After leaving the service Ernie went to work for the Southern Bell phone company in Miami as a facilities technician (AKA a glorified cable splicer). To get an idea of what this work was like, Ernie explains: "As a technician, you’d sit in a 'manhole' (a 6' x 8' underground area where splice cases are held) and some of the most enjoyable jobs were doing cable cuts from there. Between Miami and Miami Beach they had these bridges that were called causeways and over each causeway were huge pipes with a whole ton of telephone cable inside. Every once in a while one would get caught. In between those causeways were islands, so when one got caught or cut the phone lines everything would be out on a whole island. We would be working for two weeks to replace this one piece of cable that caused the outage."
After two years at Southern Bell Ernie moved to Oregon where he worked as the chief engineer of six radio stations. As chief engineer, he was responsible for seeing that “everything” was running properly, from the microphone that the disc jockey talked into, to the antenna system that broadcast the radio waves. Ernie built studios, commissioned transmitters, and tuned the radio stations through audio processing, which optimizes the signal for different genres of music. "At a radio station, everything is digital now anyway, but when I started working for them we were dealing with turn tables that were set in sand so they wouldn’t skip or jump. After those were out I put in mini discs, then it was CD players, and now it's all hard drives. From 1995 until 2005 I built and updated all the equipment necessary for each of those transitions," Ernie explains.
Next Ernie left the radio stations to become a consulting engineer for his own firm. For five years he performed jobs such as building studios, putting in a closed-circuit television system for a large corporation, building a digital production suite that was used for motion picture editing, and many more similar projects.
Last but certainly not least was Ernie's entrance at ChiComm. Since coming on board as a technician, Ernie has worked on major installation projects that mainly involve dispatch consoles, 9-1-1 systems, and radio infrastructure. "Out of all the experiences I’ve had, this has probably been the coolest job. I love being out in the field working. Plus it’s a great company to work for with a great environment to work in," Ernie said.

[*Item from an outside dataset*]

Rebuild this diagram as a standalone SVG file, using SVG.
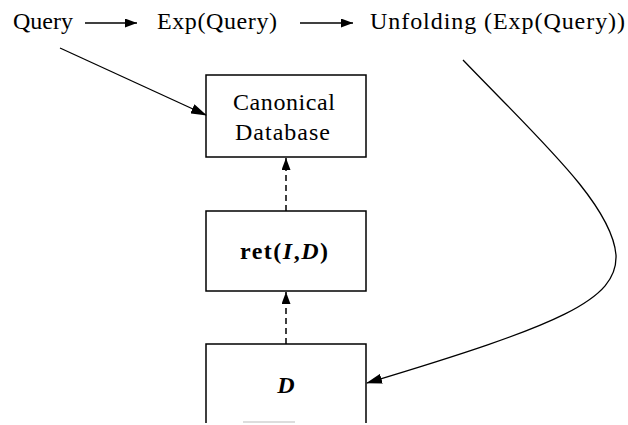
<svg xmlns="http://www.w3.org/2000/svg" width="628" height="425" viewBox="0 0 628 425">
<defs>
<style>
.t{font-family:"Liberation Serif","Times New Roman",serif;font-size:24px;fill:#000}
.box{fill:#fff;stroke:#000;stroke-width:1.5}
.ln{fill:none;stroke:#000;stroke-width:1.3}
.dash{fill:none;stroke:#000;stroke-width:1.5;stroke-dasharray:6 4}
</style>
<marker id="ah" markerWidth="12" markerHeight="9" refX="12" refY="4.5" orient="auto" markerUnits="userSpaceOnUse">
<path d="M0,0 L12,4.5 L0,9 Z" fill="#000"/>
</marker>
<marker id="ah2" markerWidth="16" markerHeight="10" refX="15" refY="5" orient="auto" markerUnits="userSpaceOnUse">
<path d="M0,0 L16,5 L0,10 Z" fill="#000"/>
</marker>
</defs>
<g id="query"><text class="t" x="13" y="29" textLength="60" lengthAdjust="spacing">Query</text></g>
<g id="exp"><text class="t" x="157" y="29" textLength="120" lengthAdjust="spacing">Exp(Query)</text></g>
<g id="unfolding"><text class="t" x="370" y="29" textLength="255" lengthAdjust="spacing">Unfolding (Exp(Query))</text></g>
<g id="canonical">
<rect class="box" x="206" y="75" width="160" height="82"/>
<text class="t" x="233" y="110" textLength="102" lengthAdjust="spacing">Canonical</text>
<text class="t" x="235" y="140" textLength="95" lengthAdjust="spacing">Database</text>
</g>
<g id="ret">
<rect class="box" x="206" y="211" width="160" height="80"/>
<text class="t" x="240" y="259" font-weight="bold" textLength="88" lengthAdjust="spacing">ret(<tspan font-style="italic">I</tspan>,<tspan font-style="italic">D</tspan>)</text>
</g>
<g id="d">
<path class="box" d="M206,423 V344 H366 V423"/>
<line x1="243" y1="422" x2="295" y2="422" stroke="#bbb" stroke-width="1"/>
<text class="t" x="286" y="393" text-anchor="middle" font-style="italic" font-weight="bold">D</text>
</g>
<g id="connectors">
<line class="ln" x1="85" y1="23" x2="137" y2="23" marker-end="url(#ah)"/>
<line class="ln" x1="300" y1="23" x2="353" y2="23" marker-end="url(#ah)"/>
<line class="ln" x1="60" y1="48" x2="206" y2="115" marker-end="url(#ah2)"/>
<line class="dash" x1="286" y1="211" x2="286" y2="158" marker-end="url(#ah)"/>
<line class="dash" x1="286" y1="344" x2="286" y2="292" marker-end="url(#ah)"/>
<path class="ln" d="M463,60 C540,140 612,205 616,255 C618,300 560,325 367,383" marker-end="url(#ah2)"/>
</g>
</svg>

Ernie has had a variety of great jobs throughout his life but for him, working with public safety and knowing his job is supporting police and firefighters makes working at Chicago Communications the best of all the rest. Ernie says, “I wouldn’t trade what I’ve done in my career for anything and I would do it all over again in a heartbeat. Everything I’ve done has led me to my position now.” The type of equipment Ernie has worked on in the past 30 years may not always be the same due to switching jobs or improvements in technology--but the bottom line is Ernie's job has always been to build and improve communications systems and make them more reliable. It's a job he has done successfully in the past and one he continues to do extremely well today!